Thanks for the info, ms. Which translation of the Seher Zohar did you read, and is it widely available?The Golem (for those who don't know) is a man of earth/clay made a Kabbalist. The Kab. then channels some of G-d's power of divine creation into a stone and places the stone into the Golem. It can then defend the community, do chores, etc. However, after 28 days, it returns to the dust from which you created it.I once wrote a short story about a golem. It got rejected by the first place I sent it to, because they considered it to be "unsuitable for our largely Catholic readership". Apparently Catholics don't like to read stories which have Jewish protagonists...


thanks for going the extra mile with all that info. I really appreciate it. Its quite intresting and does tie into some of my spiritual beliefs quite well.

Thanks again



On a completely unrelated note. I have been thinking of learning hewbrew as I feel a need to connect to that portion of my heritage. I don't suppose there is a particular program you might recommend? I was raised a christian in america so other than my mothers insistance that we learn prayers and whatnot my heritage is somewhat lacking. Any info would be appreciated.


IBI- I'd have to go back to the library to check. I do remember that on the cover page it had the stamp from a Rabbinical Council and was published by a well-known Jewish Press, not a nobody. Lol @ "unsuitable for our largely Catholic readership".

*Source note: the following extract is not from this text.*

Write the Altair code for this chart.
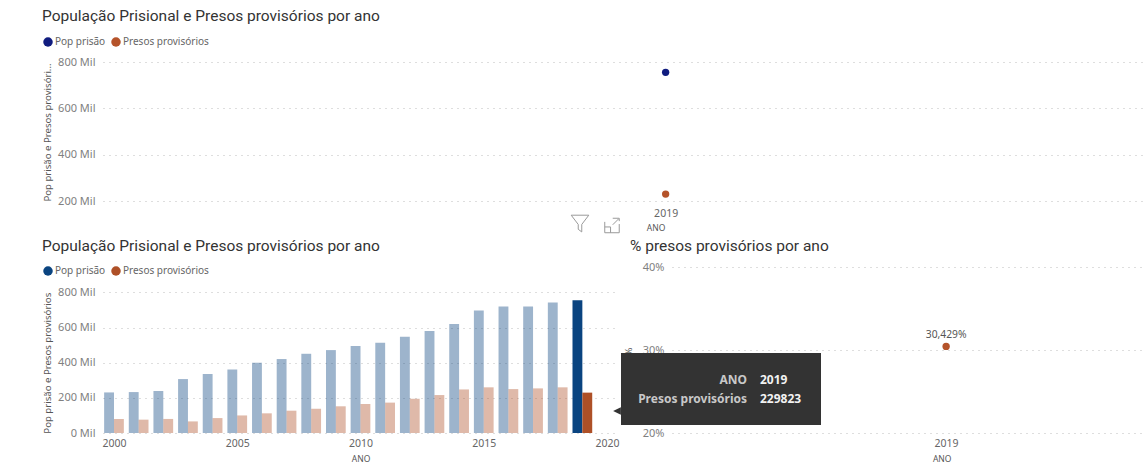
import altair as alt
import pandas as pd

YEARS = list(range(2000, 2020))
POP_PRISAO = [231000, 233000, 239000, 307000, 336000, 361000, 400000, 421000, 451000, 472000,
              495000, 514000, 548000, 581000, 620000, 698000, 720000, 720000, 743000, 755274]
PRESOS = [80000, 76000, 80000, 66000, 85000, 100000, 112000, 127000, 138000, 152000,
          165000, 173000, 195000, 216000, 248000, 260000, 250000, 254000, 260000, 229823]
SERIES = ["Pop prisão", "Presos provisórios"]
LATEST_YEAR = 2019
LATEST_POP = 755274
LATEST_PRESOS = 229823
LATEST_SHARE = 0.30429
TOOLTIP_KEYS = ["ANO", "Presos provisórios"]
TOOLTIP_VALUES = ["2019", "229823"]
TITLE_POP = "População Prisional e Presos provisórios por ano"
TITLE_SHARE = "% presos provisórios por ano"

TITLE_FONT = "Roboto"
FONT = "Noto Sans"
GRID = dict(grid=True, gridDash=[1, 5], gridColor="#bdbdbd", gridWidth=1, domain=False, ticks=False,
            labelColor="#808080", labelFont=FONT, labelFontSize=11, labelPadding=8, titleColor="#555555",
            titleFont=FONT, titleFontWeight="normal", titleFontSize=9.6)
XAXIS = dict(grid=False, domain=False, ticks=False, labelColor="#666666", labelFont=FONT, labelFontSize=10.5,
             titleColor="#555555", titleFont=FONT, titleFontWeight="normal", titleFontSize=8.5,
             titleBaseline="middle", format="d")
MIL = "datum.value / 1000 + ' Mil'"
one_row = pd.DataFrame({"linha": [0]})


def heading(text, x, y):
    return alt.Chart(one_row).mark_text(
        text=text, align="left", baseline="middle", font=TITLE_FONT, fontSize=15.5, color="#333333"
    ).encode(x=alt.value(x), y=alt.value(y))


def legend(y):
    return alt.Legend(orient="none", legendX=-60, legendY=y, direction="horizontal", title=None,
                      symbolType="circle", symbolSize=90, labelFont=FONT, labelFontSize=10,
                      labelColor="#666666", columnPadding=5, labelOffset=2, symbolStrokeWidth=0)


latest = pd.DataFrame({"ano": [LATEST_YEAR, LATEST_YEAR], "serie": SERIES, "valor": [LATEST_POP, LATEST_PRESOS]})
top_points = alt.Chart(latest).mark_circle(size=54, opacity=1).encode(
    x=alt.X("ano:Q", scale=alt.Scale(domain=[2018.459, 2019.459], nice=False),
            axis=alt.Axis(values=[2019], labelPadding=3, title="ANO", titleX=552.6, titleY=22, **XAXIS)),
    y=alt.Y("valor:Q", scale=alt.Scale(domain=[182800, 800000], nice=False),
            axis=alt.Axis(values=[200000, 400000, 600000, 800000], labelExpr=MIL,
                          title="Pop prisão e Presos provisóri...", titleX=-51, titleY=70, **GRID)),
    color=alt.Color("serie:N", scale=alt.Scale(domain=SERIES, range=["#101C7F", "#B5532A"]), legend=legend(-25)),
)
top = alt.layer(top_points, heading(TITLE_POP, -61, -46)).properties(width=1040, height=143)

bars_df = pd.concat([
    pd.DataFrame({"ano": YEARS, "serie": SERIES[0], "valor": POP_PRISAO}),
    pd.DataFrame({"ano": YEARS, "serie": SERIES[1], "valor": PRESOS}),
])
bars = alt.Chart(bars_df).transform_calculate(
    inicio=f"datum.serie == '{SERIES[0]}' ? datum.ano - 0.4 : datum.ano",
    fim=f"datum.serie == '{SERIES[0]}' ? datum.ano : datum.ano + 0.4",
    base="0",
).mark_rect().encode(
    x=alt.X("inicio:Q", scale=alt.Scale(domain=[1999.554, 2020.446], nice=False),
            axis=alt.Axis(values=[2000, 2005, 2010, 2015, 2020], labelPadding=5, title="ANO", titleY=25, **XAXIS)),
    x2="fim:Q",
    y=alt.Y("valor:Q", scale=alt.Scale(domain=[0, 945000], nice=False),
            axis=alt.Axis(values=[0, 200000, 400000, 600000, 800000], labelExpr=MIL,
                          title="Pop prisão e Presos provisórios", titleX=-51, titleY=95.7, **GRID)),
    y2="base:Q",
    color=alt.Color("serie:N", scale=alt.Scale(domain=SERIES, range=["#0A4480", "#AE5027"]), legend=legend(-1)),
    opacity=alt.condition(f"datum.ano == {LATEST_YEAR}", alt.value(1), alt.value(0.4)),
)

# Visual-header icons floating above the lower-left chart.
FILTER_ICON = "M-1,-1 L1,-1 L0.2,0.05 L0.2,0.9 L-0.2,0.6 L-0.2,0.05 Z"
FOCUS_ICON = "M-1,-0.5 L-1,1 L1,1 L1,-0.2 M-1,0.2 L-0.2,0.2 L-0.2,1 M0.1,-1 L1,-1 L1,-0.6 M0.9,-0.9 L0.1,-0.1"
icon_marks = [
    alt.Chart(one_row).mark_point(shape=path, size=size, stroke="#9a9a9a", strokeWidth=1, filled=False, opacity=1)
    .encode(x=alt.value(x), y=alt.value(y))
    for path, x, y, size in [(FILTER_ICON, 477, -43, 310), (FOCUS_ICON, 509, -41.5, 210)]
]
left = alt.layer(bars, *icon_marks, heading(TITLE_POP, -61, -21)).properties(width=515, height=166)

share = pd.DataFrame({"ano": [LATEST_YEAR], "pct": [LATEST_SHARE]})
share_x = alt.X("ano:Q", scale=alt.Scale(domain=[2018.418, 2019.418], nice=False),
                axis=alt.Axis(values=[2019], labelPadding=5, title="ANO", titleX=269.7, titleY=25, **XAXIS))
share_y = alt.Y("pct:Q", scale=alt.Scale(domain=[0.2, 0.4], nice=False),
                axis=alt.Axis(values=[0.2, 0.3, 0.4], format=".0%", title="%", titleX=-39, titleY=84, **GRID))
point = alt.Chart(share).mark_circle(size=54, opacity=1, color="#B5532A").encode(x=share_x, y=share_y)
label = alt.Chart(share).transform_calculate(
    rotulo="replace(format(datum.pct, '.3%'), '.', ',')"
).mark_text(dy=-11.4, font=FONT, fontSize=10.3, color="#555555").encode(x=share_x, y=share_y, text="rotulo:N")

# Hover card for the highlighted 2019 bar.
card = alt.Chart(one_row).mark_rect(color="#333333").encode(
    x=alt.value(-51), x2=alt.value(149), y=alt.value(86), y2=alt.value(158)
)
pointer = alt.Chart(one_row).mark_point(
    shape="M1,-1 L-1,0 L1,1 Z", size=60, filled=True, color="#333333", opacity=1
).encode(x=alt.value(-55), y=alt.value(144))
card_text = []
for row_y, key, val in zip([113, 132], TOOLTIP_KEYS, TOOLTIP_VALUES):
    card_text.append(alt.Chart(one_row).mark_text(
        align="right", text=key, font=FONT, fontSize=12, fontWeight="bold", color="#c8c8c8"
    ).encode(x=alt.value(75), y=alt.value(row_y)))
    card_text.append(alt.Chart(one_row).mark_text(
        align="left", text=val, font=FONT, fontSize=12, fontWeight="bold", color="#f2f2f2"
    ).encode(x=alt.value(88), y=alt.value(row_y)))
right = alt.layer(point, label, heading(TITLE_SHARE, -42, -21), card, pointer, *card_text).properties(
    width=471, height=166
)

bottom = alt.hconcat(left, right, spacing=54, bounds="flush").resolve_scale(color="independent")
chart = (
    alt.vconcat(top, bottom, spacing=62, bounds="flush")
    .resolve_scale(color="independent")
    .properties(padding=dict(left=41, top=9, right=0, bottom=10), background="white")
    .configure_view(stroke=None)
)

chart.save("out.html", embed_options={"renderer": "svg", "actions": False})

Josh- No problem, its why I'm here. First, try to find a local Chabad House. Assuming your mother is Jewish, you are Jewish and they will be forced to accept you (this has been a problem in some places). Many Chabad houses offer free or very cheap classes in Judaism, Hebrew, etc. (the max I know is 7$/class- still very cheap). If you can't find one or one you like, consider the local synagogues, local Hillel and if their is a Yeshiva near-by, consider it as well. Your local uni may offer Heb. I and II courses. If their is a local Jewish bookstore get printed and audio books at the grade 3-6 level and try to learn to read them with the tapes.


bombshelter - Bulls-eye!

I actually agree with you there bombshelter. The thought of standing before the creator, in true communion with Him, and in total lack of control, with nothing to justify ourselves with, (our adherance to ritual and law) frightens people horribly.

the rev


I request that you archive this thread.

It is full of excellent information as well as some good references.

I think anyone who is interested in knowing at least some fundamental information about Kabbalah has a good source in this thread.

This is why I request that you archive it.



Hmm... I can only see it in archive.

Yeah, it is frightening to be cleaved to G-d. Their is a story in Chasidism how many guys came in and put on their prayer shawls, prayed and left. One guy, would come super early and it would take him close to an hour of mental prep. before he'd put on his prayer shawl! That's preparing to know G-d.